_EXERCISE DIRECTIONS_
Output nothing but the lines from the one with "Emit a web page" through the one with "const bracketTailsA = [[-0.02, 0.30, 0.81]];", including both. Leave the pictures out of the copy.

_DATA FOR THIS EXERCISE_

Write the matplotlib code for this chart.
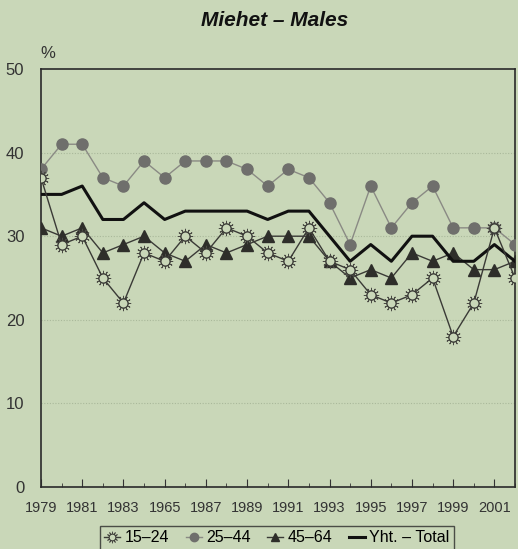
import matplotlib.pyplot as plt

# data
years = list(range(1979, 2003))
age_15_24 = [37, 29, 30, 25, 22, 28, 27, 30, 28, 31, 30, 28, 27, 31, 27, 26, 23, 22, 23, 25, 18, 22, 31, 25]
age_25_44 = [38, 41, 41, 37, 36, 39, 37, 39, 39, 39, 38, 36, 38, 37, 34, 29, 36, 31, 34, 36, 31, 31, 31, 29]
age_45_64 = [31, 30, 31, 28, 29, 30, 28, 27, 29, 28, 29, 30, 30, 30, 27, 25, 26, 25, 28, 27, 28, 26, 26, 27]
total = [35, 35, 36, 32, 32, 34, 32, 33, 33, 33, 33, 32, 33, 33, 30, 27, 29, 27, 30, 30, 27, 27, 29, 27]
xlabels = ["1979", "1981", "1983", "1965", "1987", "1989", "1991", "1993", "1995", "1997", "1999", "2001"]

plt.rcParams['font.family'] = ['Liberation Sans', 'DejaVu Sans']

bg = "#c9d7b8"
fig = plt.figure(figsize=(5.18, 5.49), dpi=100, facecolor=bg)
ax = fig.add_axes([41/518, 1 - 487/549, 474/518, 418/549])
ax.set_facecolor(bg)

ax.plot(years, age_25_44, color="#8a8a84", lw=1, marker="o", ms=8,
        mfc="#6f6f6c", mec="#6f6f6c", zorder=3, label="25\u201344")
ax.plot(years, age_45_64, color="#3a3a36", lw=1, marker="^", ms=8,
        mfc="#2e2e2a", mec="#2e2e2a", zorder=4, label="45\u201364")
ax.plot(years, total, color="#111111", lw=2.2, zorder=5, label="Yht. \u2013 Total")
# sun marker: rays under an open circle
l2, = ax.plot(years, age_15_24, ls="none", marker=(12, 2, 0), ms=11,
              mec="#4a4a44", mew=0.6, zorder=6)
l1, = ax.plot(years, age_15_24, color="#3a3a36", lw=1, marker="o", ms=6.5,
              mfc=bg, mec="#3a3a36", mew=0.8, zorder=6)
ax.plot(years, age_15_24, ls="none", marker="o", ms=6.5, mfc=bg, mec="#3a3a36",
        mew=0.8, zorder=7)

ax.set_xlim(1979, 2002)
ax.set_ylim(0, 50)
ax.set_yticks([0, 10, 20, 30, 40, 50])
ax.tick_params(axis="y", length=0, labelsize=12, colors="#333333", pad=12)
ax.set_xticks(years[::2])
ax.set_xticklabels(xlabels)
ax.set_xticks(years[1::2], minor=True)
ax.tick_params(axis="x", which="major", direction="in", length=6, labelsize=10.5,
               colors="#333333", pad=10)
ax.tick_params(axis="x", which="minor", direction="in", length=3, color="#333333")
for sp in ax.spines.values():
    sp.set_color("#2a2a2a")
    sp.set_linewidth(1.2)
for v in [10, 20, 30, 40]:
    ax.axhline(v, color="#a9b89a", lw=0.8, ls=(0, (1, 1.5)), zorder=1)

fig.text(48/518, 1 - 54/549, "%", fontsize=12, color="#333333", ha="center", va="center")
fig.text(275/518, 1 - 20/549, "Miehet \u2013 Males", fontsize=15, fontweight="bold",
         style="italic", ha="center", va="center", color="#111111")

handles, labels = ax.get_legend_handles_labels()
leg = fig.legend([(l2, l1)] + handles, ["15\u201324"] + labels, loc="center",
                 bbox_to_anchor=(277/518, 1 - 538/549), ncol=4, frameon=True,
                 fontsize=11.5, handlelength=1.0, handletextpad=0.3, columnspacing=1.0,
                 borderpad=0.3, fancybox=False, markerscale=0.75)
leg.get_frame().set_facecolor(bg)
leg.get_frame().set_edgecolor("#2a2a2a")

fig.savefig("out.png", dpi=100, facecolor=bg)
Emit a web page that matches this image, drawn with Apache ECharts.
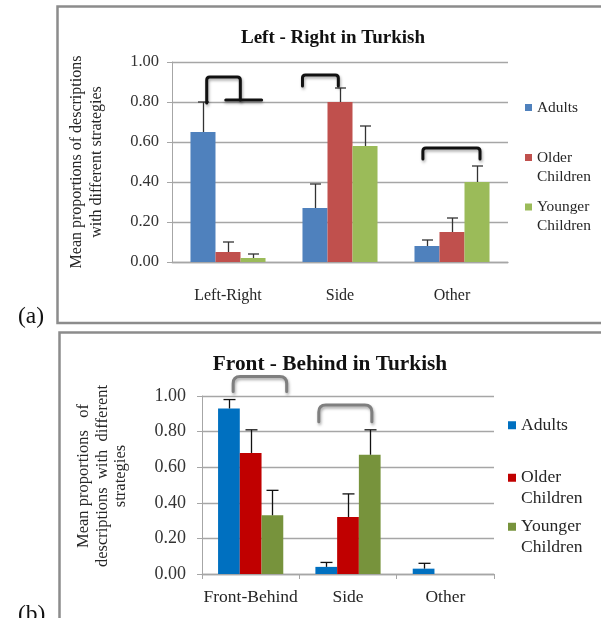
<!DOCTYPE html>
<html><head><meta charset="utf-8">
<script src="https://cdn.jsdelivr.net/npm/echarts@6/dist/echarts.min.js"></script>
<style>html,body{margin:0;padding:0;background:#fff}#c{width:601px;height:618px}</style>
</head><body><div id="c"></div>
<script>
// ---------- data ----------
const categoriesA = ['Left-Right', 'Side', 'Other'];
const categoriesB = ['Front-Behind', 'Side', 'Other'];
const groupNames = ['Adults', 'Older Children', 'Younger Children'];
const yTickValues = [0, 0.2, 0.4, 0.6, 0.8, 1.0];

// Panel (a): Left - Right in Turkish
const adultsA = [0.65, 0.27, 0.08];
const olderA = [0.05, 0.80, 0.15];
const youngerA = [0.02, 0.58, 0.40];
const adultsErrA = [0.15, 0.12, 0.03];
const olderErrA = [0.05, 0.07, 0.07];
const youngerErrA = [0.02, 0.10, 0.08];
// brackets: [xStart, xEnd, yLeftEnd, yTop, yRightEnd]  (x in category units)
const bracketsA = [[-0.19, 0.11, 0.795, 0.925, 0.81], [0.665, 0.985, 0.88, 0.935, 0.88], [1.74, 2.25, 0.515, 0.57, 0.515]];
const bracketTailsA = [[-0.02, 0.30, 0.81]];

// Panel (b): Front - Behind in Turkish
const adultsB = [0.93, 0.04, 0.03];
const olderB = [0.68, 0.32, 0];
const youngerB = [0.33, 0.67, 0];
const adultsErrB = [0.05, 0.025, 0.03];
const olderErrB = [0.13, 0.13, 0];
const youngerErrB = [0.14, 0.14, 0];
const bracketsB = [[-0.18, 0.37, 1.025, 1.11, 1.025], [0.70, 1.245, 0.855, 0.95, 0.855]];

// ---------- style ----------
const FONT = "'Liberation Serif', 'Times New Roman', serif";
const colorsA = ['#4F81BD', '#C0504D', '#9BBB59'];
const colorsB = ['#0070C0', '#C00000', '#77933C'];
const GAP = 0.33;
const gridColor = '#a6a6a6';

const chart = echarts.init(document.getElementById('c'), null, {renderer: 'canvas'});

function errSeries(xi, yi, pos, vals, errs, capW, color, lw) {
  return {
    type: 'custom', xAxisIndex: xi, yAxisIndex: yi, z: 5, silent: true,
    data: vals.map((v, i) => [i, v, errs[i]]),
    encode: {x: 0, y: 1},
    renderItem: function (params, api) {
      const e = api.value(2);
      if (!(e > 0)) return null;
      const ci = api.value(0), v = api.value(1);
      const bw = api.size([1, 0])[0];
      const barW = bw * (1 - GAP) / 3;
      const p0 = api.coord([ci, v]);
      const p1 = api.coord([ci, v + e]);
      const x = Math.round(p0[0] + (pos - 1) * barW) + 0.5;
      const st = {stroke: color, lineWidth: lw};
      return {type: 'group', children: [
        {type: 'line', shape: {x1: x, y1: p0[1], x2: x, y2: p1[1]}, style: st},
        {type: 'line', shape: {x1: x - capW / 2, y1: p1[1], x2: x + capW / 2, y2: p1[1]}, style: st}
      ]};
    }
  };
}

function bracketSeries(xi, yi, data, color, lw, r, shadow) {
  return {
    type: 'custom', xAxisIndex: xi, yAxisIndex: yi, z: 6, silent: true, clip: false,
    data: data,
    encode: {x: [0, 1], y: [2, 3, 4]},
    renderItem: function (params, api) {
      const a = api.coord([api.value(0), api.value(2)]);
      const t = api.coord([api.value(0), api.value(3)]);
      const b = api.coord([api.value(1), api.value(4)]);
      const xa = a[0], xb = b[0], yt = t[1];
      const d = `M${xa} ${a[1]} L${xa} ${yt + r} Q${xa} ${yt} ${xa + r} ${yt} L${xb - r} ${yt} Q${xb} ${yt} ${xb} ${yt + r} L${xb} ${b[1]}`;
      const style = {stroke: color, lineWidth: lw, fill: null, lineJoin: 'round', lineCap: 'round'};
      if (shadow) { style.shadowBlur = 3; style.shadowColor = 'rgba(0,0,0,0.35)'; style.shadowOffsetY = 2; style.shadowOffsetX = 1; }
      return {type: 'path', shape: {pathData: d}, style: style};
    }
  };
}

function tailSeries(xi, yi, data, color, lw) {
  return {
    type: 'custom', xAxisIndex: xi, yAxisIndex: yi, z: 6, silent: true, clip: false,
    data: data,
    encode: {x: [0, 1], y: 2},
    renderItem: function (params, api) {
      const a = api.coord([api.value(0), api.value(2)]);
      const b = api.coord([api.value(1), api.value(2)]);
      return {type: 'line', shape: {x1: a[0], y1: a[1], x2: b[0], y2: b[1]},
        style: {stroke: color, lineWidth: lw, lineCap: 'round', shadowBlur: 3, shadowColor: 'rgba(0,0,0,0.3)', shadowOffsetY: 2}};
    }
  };
}

function legendItem(name, color, left, top, iw, fs, lh, multi) {
  return {
    show: true, left: left, top: top, orient: 'vertical', padding: 0, selectedMode: false,
    icon: 'rect', itemWidth: iw, itemHeight: iw,
    data: [{name: name, itemStyle: {color: color}}],
    formatter: n => (multi ? '\n' : '') + n.replace(' ', '\n'),
    textStyle: {fontFamily: FONT, fontSize: fs, lineHeight: lh, color: '#262626'}
  };
}

const yAxisBase = (gi, fs, margin, name, nameGap, nfs, nlh, npad) => ({
  gridIndex: gi, type: 'value', min: yTickValues[0], max: yTickValues[yTickValues.length - 1], interval: yTickValues[1] - yTickValues[0],
  axisLine: {show: true, onZero: false, lineStyle: {color: gridColor, width: 1}},
  axisTick: {show: true, length: 5, lineStyle: {color: gridColor}},
  splitLine: {show: true, lineStyle: {color: gridColor, width: 1.3}},
  axisLabel: {fontFamily: FONT, fontSize: fs, color: '#333', margin: margin, formatter: v => v.toFixed(2)},
  name: name, nameLocation: 'middle', nameRotate: 90, nameGap: nameGap,
  nameTextStyle: {fontFamily: FONT, fontSize: nfs, lineHeight: nlh, color: '#262626', align: 'center', padding: npad}
});

const option = {
  animation: false,
  backgroundColor: '#fff',
  title: [
    {text: 'Left - Right in Turkish', left: 333, top: 29, textAlign: 'center', padding: 0,
     textStyle: {fontFamily: FONT, fontSize: 19, fontWeight: 'bold', color: '#111'}},
    {text: 'Front - Behind in Turkish', left: 330, top: 354, textAlign: 'center', padding: 0,
     textStyle: {fontFamily: FONT, fontSize: 21.3, fontWeight: 'bold', color: '#111'}}
  ],
  legend: [
    legendItem(groupNames[0], colorsA[0], 525, 98, 7, 15.4, 19, false),
    legendItem(groupNames[1], colorsA[1], 525, 129, 7, 15.4, 19, true),
    legendItem(groupNames[2], colorsA[2], 525, 178.5, 7, 15.4, 19, true),
    legendItem(groupNames[0], colorsB[0], 508, 415, 8, 17.6, 20.5, false),
    legendItem(groupNames[1], colorsB[1], 508, 447, 8, 17.6, 20.5, true),
    legendItem(groupNames[2], colorsB[2], 508, 496, 8, 17.6, 20.5, true)
  ],
  grid: [
    {left: 172, top: 62, width: 336, height: 200, outerBoundsMode: 'none', containLabel: false},
    {left: 202, top: 396, width: 292, height: 178, outerBoundsMode: 'none', containLabel: false}
  ],
  xAxis: [
    {gridIndex: 0, type: 'category', data: categoriesA,
     axisLine: {show: true, onZero: false, lineStyle: {color: gridColor, width: 1.3}}, axisTick: {show: false},
     axisLabel: {fontFamily: FONT, fontSize: 16, color: '#262626', margin: 26, interval: 0}},
    {gridIndex: 0, type: 'value', min: -0.5, max: 2.5, show: false},
    {gridIndex: 1, type: 'category', data: categoriesB,
     axisLine: {show: true, onZero: false, lineStyle: {color: gridColor, width: 1.3}},
     axisTick: {show: true, length: 5, alignWithLabel: false, interval: 0, lineStyle: {color: gridColor}},
     axisLabel: {fontFamily: FONT, fontSize: 17.5, color: '#262626', margin: 14, interval: 0}},
    {gridIndex: 1, type: 'value', min: -0.5, max: 2.5, show: false}
  ],
  yAxis: [
    yAxisBase(0, 16.5, 13, 'Mean proportions of descriptions\nwith different strategies', 66, 16, 19.4, 0),
    yAxisBase(1, 18, 16, 'Mean proportions   of\ndescriptions  with  different\nstrategies', 72, 16.5, 18.5, [0, 0, 0, 18])
  ],
  graphic: [
    {type: 'rect', shape: {x: 57.5, y: 6.5, width: 600, height: 316.5}, style: {fill: null, stroke: '#8c8c8c', lineWidth: 2.5}, silent: true},
    {type: 'rect', shape: {x: 59.5, y: 332.5, width: 600, height: 400}, style: {fill: null, stroke: '#8c8c8c', lineWidth: 2.5}, silent: true},
    {type: 'text', left: 18, top: 305, style: {text: '(a)', fontFamily: FONT, fontSize: 23.5, fill: '#111'}},
    {type: 'text', left: 18, top: 603, style: {text: '(b)', fontFamily: FONT, fontSize: 23.5, fill: '#111'}}
  ],
  series: [
    {name: groupNames[0], type: 'bar', xAxisIndex: 0, yAxisIndex: 0, data: adultsA, itemStyle: {color: colorsA[0]}, barGap: '0%', barCategoryGap: '33%'},
    {name: groupNames[1], type: 'bar', xAxisIndex: 0, yAxisIndex: 0, data: olderA, itemStyle: {color: colorsA[1]}, barGap: '0%', barCategoryGap: '33%'},
    {name: groupNames[2], type: 'bar', xAxisIndex: 0, yAxisIndex: 0, data: youngerA, itemStyle: {color: colorsA[2]}, barGap: '0%', barCategoryGap: '33%'},
    {name: groupNames[0], type: 'bar', xAxisIndex: 2, yAxisIndex: 1, data: adultsB, itemStyle: {color: colorsB[0]}, barGap: '0%', barCategoryGap: '33%'},
    {name: groupNames[1], type: 'bar', xAxisIndex: 2, yAxisIndex: 1, data: olderB, itemStyle: {color: colorsB[1]}, barGap: '0%', barCategoryGap: '33%'},
    {name: groupNames[2], type: 'bar', xAxisIndex: 2, yAxisIndex: 1, data: youngerB, itemStyle: {color: colorsB[2]}, barGap: '0%', barCategoryGap: '33%'},
    errSeries(0, 0, 0, adultsA, adultsErrA, 11, '#333', 1.3),
    errSeries(0, 0, 1, olderA, olderErrA, 11, '#333', 1.3),
    errSeries(0, 0, 2, youngerA, youngerErrA, 11, '#333', 1.3),
    errSeries(2, 1, 0, adultsB, adultsErrB, 12, '#111', 1.3),
    errSeries(2, 1, 1, olderB, olderErrB, 12, '#111', 1.3),
    errSeries(2, 1, 2, youngerB, youngerErrB, 12, '#111', 1.3),
    bracketSeries(1, 0, bracketsA, '#111', 3, 3, true),
    tailSeries(1, 0, bracketTailsA, '#111', 3),
    bracketSeries(3, 1, bracketsB, '#7f7f7f', 3, 7, true)
  ]
};
chart.setOption(option);
</script></body></html>
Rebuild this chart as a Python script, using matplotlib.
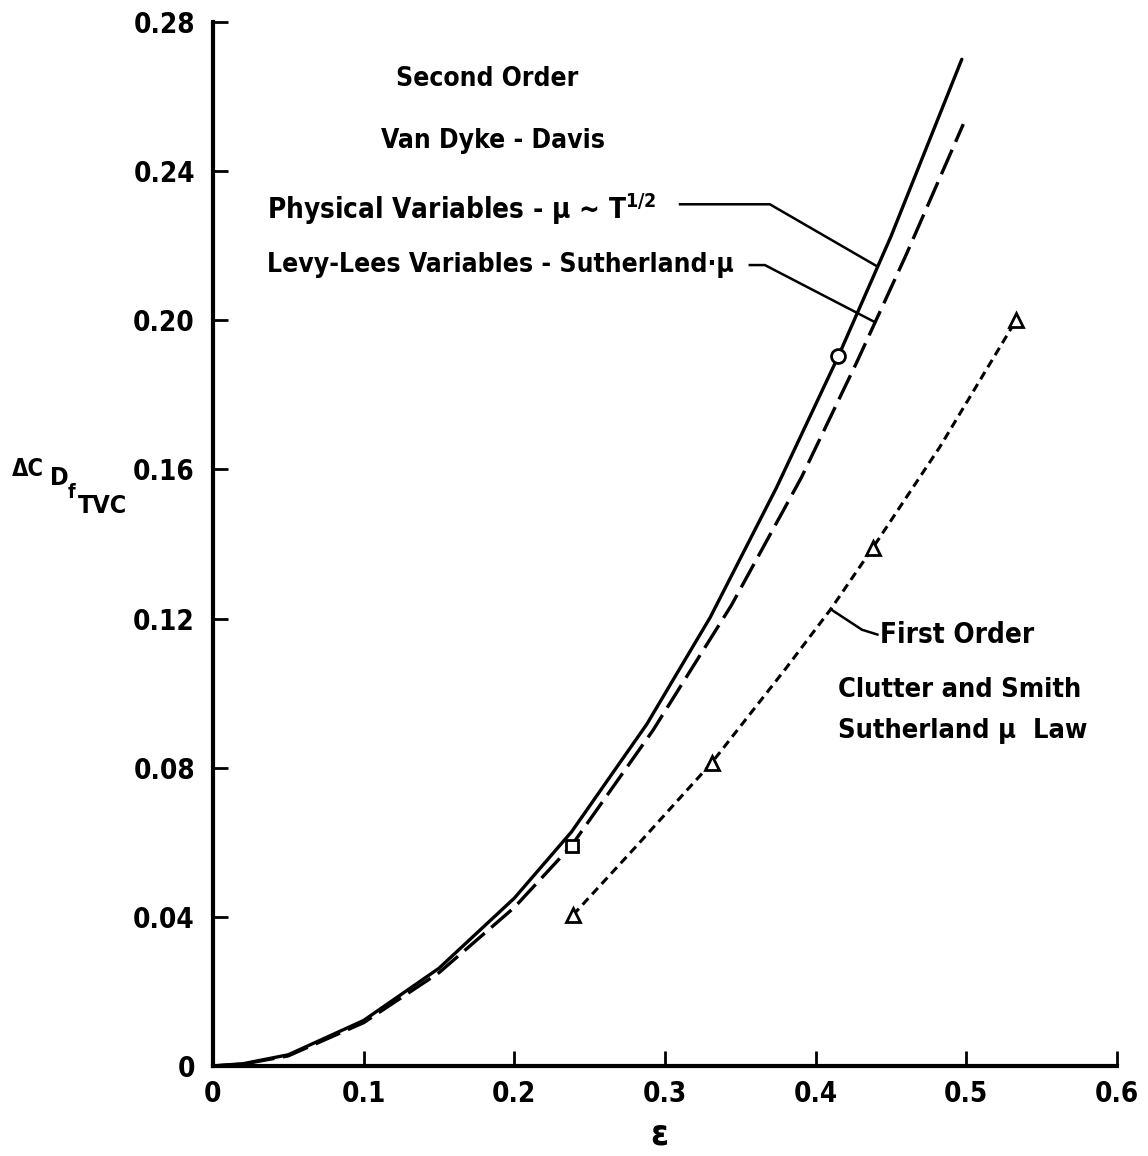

_RESULT BELOW_
Emit a web page that matches this image, drawn with Apache ECharts.
<!DOCTYPE html>
<html><head><meta charset="utf-8">
<script src="https://cdn.jsdelivr.net/npm/echarts@6/dist/echarts.min.js"></script>
<style>html,body{margin:0;padding:0;background:#fff}#c{width:601px;height:618px}</style>
</head><body><div id="c"></div>
<script>
// ---------- data ----------
const categoriesA = ['Left-Right', 'Side', 'Other'];
const categoriesB = ['Front-Behind', 'Side', 'Other'];
const groupNames = ['Adults', 'Older Children', 'Younger Children'];
const yTickValues = [0, 0.2, 0.4, 0.6, 0.8, 1.0];

// Panel (a): Left - Right in Turkish
const adultsA = [0.65, 0.27, 0.08];
const olderA = [0.05, 0.80, 0.15];
const youngerA = [0.02, 0.58, 0.40];
const adultsErrA = [0.15, 0.12, 0.03];
const olderErrA = [0.05, 0.07, 0.07];
const youngerErrA = [0.02, 0.10, 0.08];
// brackets: [xStart, xEnd, yLeftEnd, yTop, yRightEnd]  (x in category units)
const bracketsA = [[-0.19, 0.11, 0.795, 0.925, 0.81], [0.665, 0.985, 0.88, 0.935, 0.88], [1.74, 2.25, 0.515, 0.57, 0.515]];
const bracketTailsA = [[-0.02, 0.30, 0.81]];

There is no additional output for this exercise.